(GOAL):
Could the lines from the start of the data through the line with "import numpy as np" be set down exactly, with no pictures among them?
-----
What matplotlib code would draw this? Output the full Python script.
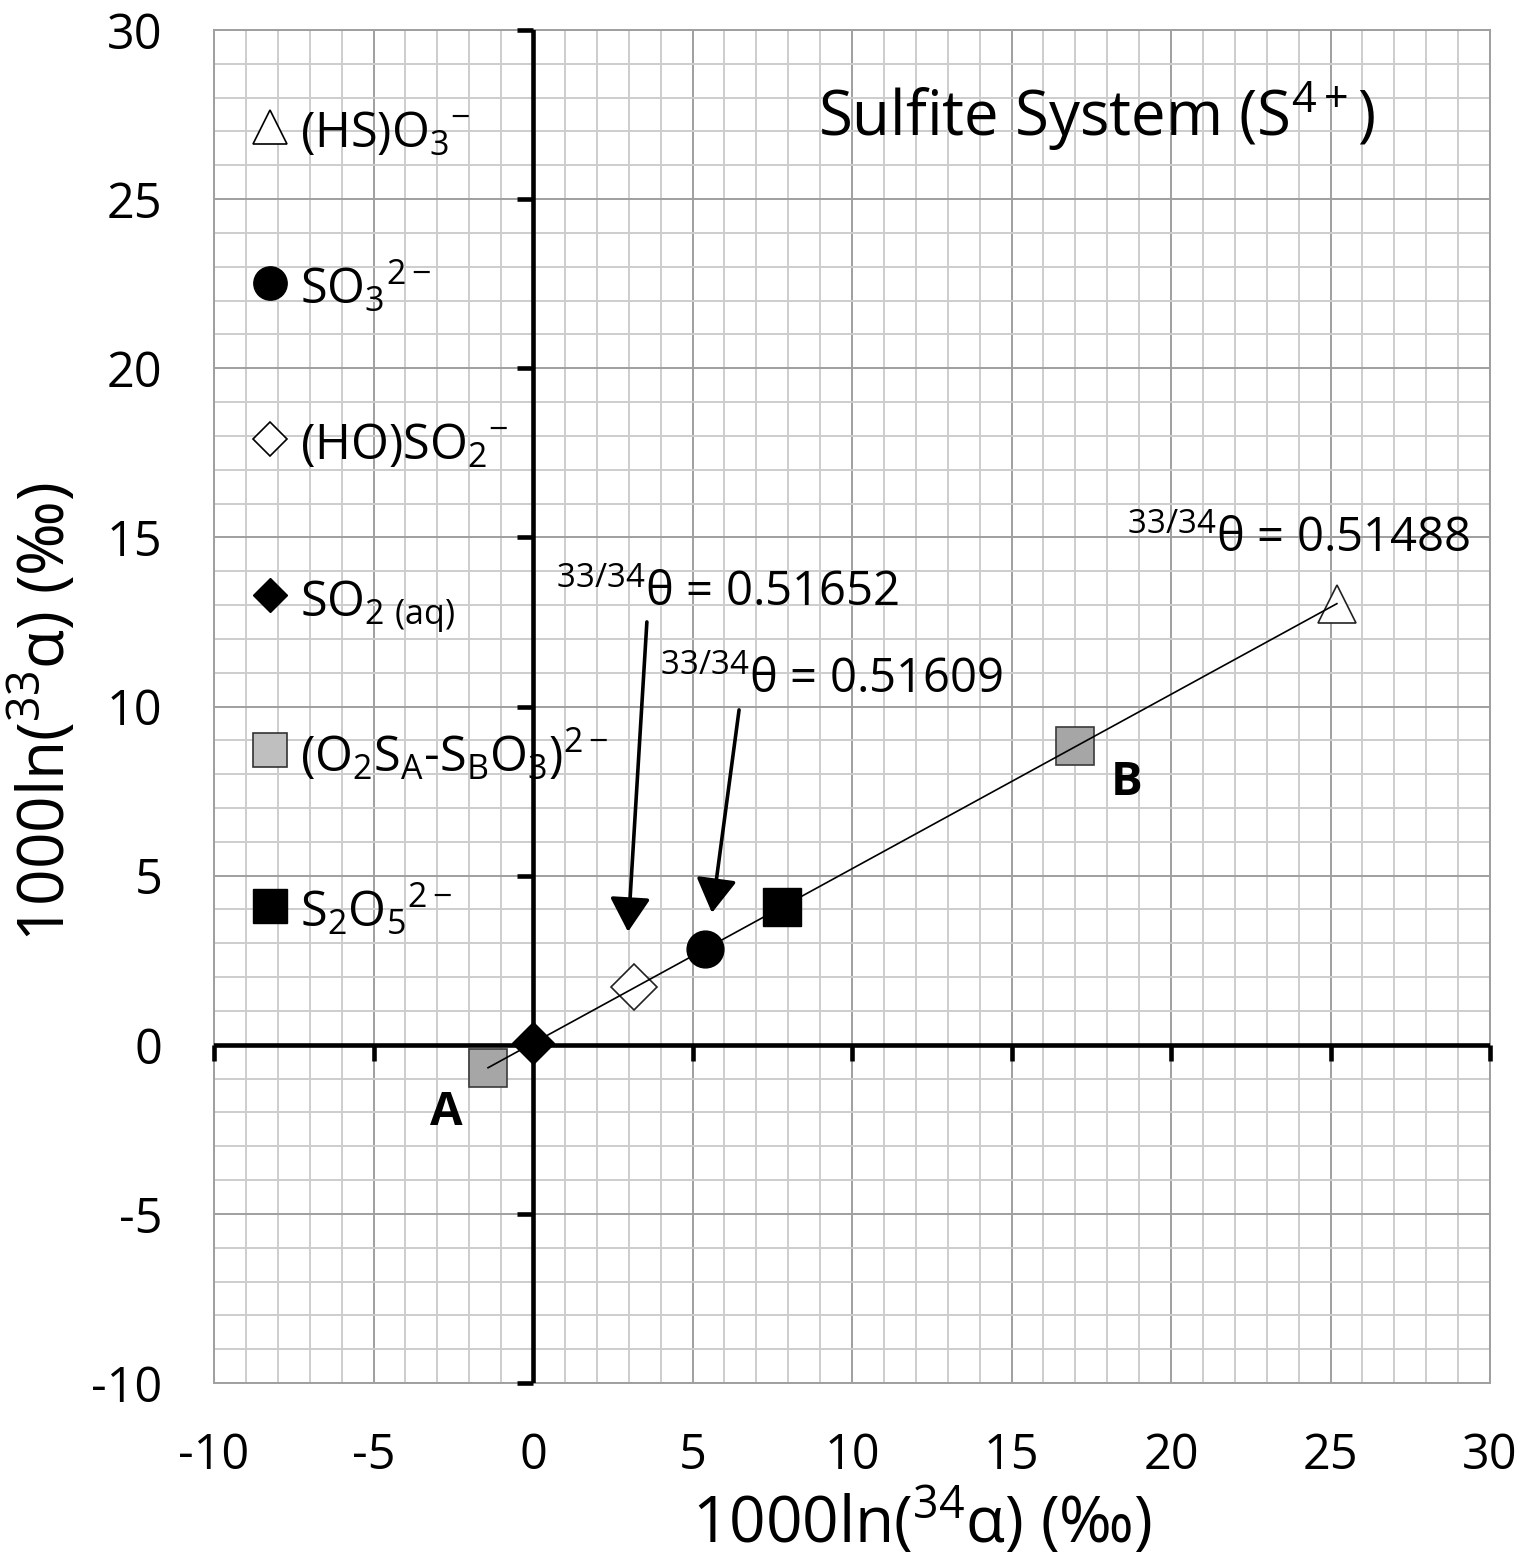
import matplotlib
matplotlib.use('Agg')
import matplotlib.pyplot as plt
from matplotlib.ticker import MultipleLocator
import numpy as np

FONT = 'Open Sans'
plt.rcParams['font.family'] = [FONT, 'DejaVu Sans']
plt.rcParams['mathtext.fontset'] = 'custom'
plt.rcParams['mathtext.rm'] = FONT
plt.rcParams['mathtext.it'] = FONT + ':italic'
plt.rcParams['mathtext.bf'] = FONT + ':bold'
plt.rcParams['mathtext.default'] = 'regular'

# ---------------- data ----------------
hso3_x, hso3_y = [25.20], [13.04]          # (HS)O3-  (open triangle)
so3_x, so3_y = [5.39], [2.84]              # SO3 2-   (black circle)
hoso2_x, hoso2_y = [3.17], [1.71]          # (HO)SO2- (open diamond)
so2_x, so2_y = [0.0], [0.05]               # SO2(aq)  (black diamond)
o2s_x, o2s_y = [-1.41, 16.99], [-0.68, 8.84]  # (O2SA-SBO3)2- sites A, B (grey squares)
s2o5_x, s2o5_y = [7.81], [4.08]            # S2O5 2-  (black square)
site_labels = ['A', 'B']

theta_labels = ['0.51652', '0.51609', '0.51488']

x_ticks = [-10, -5, 0, 5, 10, 15, 20, 25, 30]
x_ticklabels = ['-10', '-5', '0', '5', '10', '15', '20', '25', '30']
y_ticks = [-10, -5, 0, 5, 10, 15, 20, 25, 30]
y_ticklabels = ['-10', '-5', '0', '5', '10', '15', '20', '25', '30']

legend_labels = [r'(HS)$O_3{}^{-}$', r'$SO_3{}^{2-}$', r'(HO)$SO_2{}^{-}$',
                 r'$SO_{2\ (aq)}$', r'($O_2S_A$-$S_BO_3$)$^{2-}$', r'$S_2O_5{}^{2-}$']

# ---------------- figure ----------------
W, H = 1522, 1562
fig = plt.figure(figsize=(W / 100, H / 100), dpi=100)
ax = fig.add_axes([214 / W, 1 - 1383 / H, (1490 - 214) / W, (1383 - 30) / H])
ax.set_xlim(-10, 30)
ax.set_ylim(-10, 30)

ax.xaxis.set_major_locator(MultipleLocator(5))
ax.yaxis.set_major_locator(MultipleLocator(5))
ax.xaxis.set_minor_locator(MultipleLocator(1))
ax.yaxis.set_minor_locator(MultipleLocator(1))
ax.set_xticks(x_ticks, x_ticklabels)
ax.set_yticks(y_ticks, y_ticklabels)
ax.tick_params(which='both', length=0)
ax.tick_params(axis='x', labelsize=35, pad=35)
ax.tick_params(axis='y', labelsize=35, pad=37)
ax.grid(which='minor', color='#cdcdcd', lw=1.4)
ax.grid(which='major', color='#9f9f9f', lw=1.4)
ax.set_axisbelow(True)
for s in ax.spines.values():
    s.set_color('#9f9f9f')
    s.set_linewidth(1.4)

# black axis lines through origin with tick marks
ax.axhline(0, color='k', lw=3.3, zorder=3)
ax.axvline(0, color='k', lw=3.3, zorder=3)
ax.plot(x_ticks, np.zeros(len(x_ticks)), ls='none', marker=3, ms=11.5,
        mew=3.3, color='k', clip_on=False, zorder=3)
ax.plot(np.zeros(len(y_ticks)), y_ticks, ls='none', marker=0, ms=11.5,
        mew=3.3, color='k', clip_on=False, zorder=3)

# data markers
ax.plot(o2s_x, o2s_y, ls='none', marker='s', ms=27, mfc='#a6a6a6', mec='#3a3a3a', mew=1.2, zorder=4)
ax.plot(so2_x, so2_y, ls='none', marker='D', ms=21.5, mfc='k', mec='k', mew=1, zorder=4)
ax.plot(hoso2_x, hoso2_y, ls='none', marker='D', ms=23, mfc='white', mec='#222222', mew=1.2, zorder=4)
ax.plot(so3_x, so3_y, ls='none', marker='o', ms=26.5, mfc='k', mec='k', mew=1, zorder=4)
ax.plot(s2o5_x, s2o5_y, ls='none', marker='s', ms=28, mfc='k', mec='k', mew=1, zorder=4)
ax.plot(hso3_x, hso3_y, ls='none', marker='^', ms=27, mfc='white', mec='#222222', mew=1.2, zorder=4)

# regression line from site A to (HS)O3-
ax.plot([o2s_x[0], hso3_x[0]], [o2s_y[0], hso3_y[0]], color='k', lw=1.2, zorder=5)

# site labels
ax.text(-2.73, -2.36, site_labels[0], fontsize=34, fontweight='bold', ha='center', va='baseline', zorder=6)
ax.text(18.62, 7.39, site_labels[1], fontsize=34, fontweight='bold', ha='center', va='baseline', zorder=6)

# theta annotations
ax.text(0.72, 12.98, r'$^{33/34}$θ = ' + theta_labels[0], fontsize=34, ha='left', va='baseline', zorder=6)
ax.text(3.98, 10.40, r'$^{33/34}$θ = ' + theta_labels[1], fontsize=34, ha='left', va='baseline', zorder=6)
ax.text(18.62, 14.57, r'$^{33/34}$θ = ' + theta_labels[2], fontsize=34, ha='left', va='baseline', zorder=6)

arrow_kw = dict(arrowstyle='-|>,head_length=21,head_width=12.5', color='k', lw=2.6,
                mutation_scale=1, shrinkA=0, shrinkB=0)
ax.annotate('', xy=(2.98, 3.34), xytext=(3.57, 12.50), arrowprops=arrow_kw, zorder=6)
ax.annotate('', xy=(5.61, 3.90), xytext=(6.46, 9.90), arrowprops=arrow_kw, zorder=6)

# title
ax.text(8.93, 26.87, r'Sulfite System (S$^{4+}$)', fontsize=44.5, ha='left', va='baseline', zorder=6)

# legend (manual)
leg_markers = [dict(marker='^', ms=24, mfc='white', mec='k', mew=1.2),
               dict(marker='o', ms=24, mfc='k', mec='k', mew=1),
               dict(marker='D', ms=17, mfc='white', mec='k', mew=1.2),
               dict(marker='D', ms=17, mfc='k', mec='k', mew=1),
               dict(marker='s', ms=24, mfc='#bfbfbf', mec='#333333', mew=1.2),
               dict(marker='s', ms=24, mfc='k', mec='k', mew=1)]
row0, drow = 0.9283, 0.1152
for i, (lab, mk) in enumerate(zip(legend_labels, leg_markers)):
    yy = row0 - i * drow
    ax.plot([0.0439], [yy], ls='none', transform=ax.transAxes, zorder=6, **mk)
    ax.text(0.0674, yy - 0.0155, lab, fontsize=35, ha='left', va='baseline',
            transform=ax.transAxes, zorder=6)

# axis labels
fig.text(922 / W, 1 - 1542 / H, r'1000ln($^{34}$α) (‰)', fontsize=46, ha='center', va='baseline')
fig.text(64 / W, 1 - 712 / H, r'1000ln($^{33}$α) (‰)', fontsize=46, ha='center', va='baseline',
         rotation=90, rotation_mode='anchor')

fig.savefig('out.png', dpi=100)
-----
(OUTPUT FOR THIS EXERCISE):
What matplotlib code would draw this? Output the full Python script.
import matplotlib
matplotlib.use('Agg')
import matplotlib.pyplot as plt
from matplotlib.ticker import MultipleLocator
import numpy as np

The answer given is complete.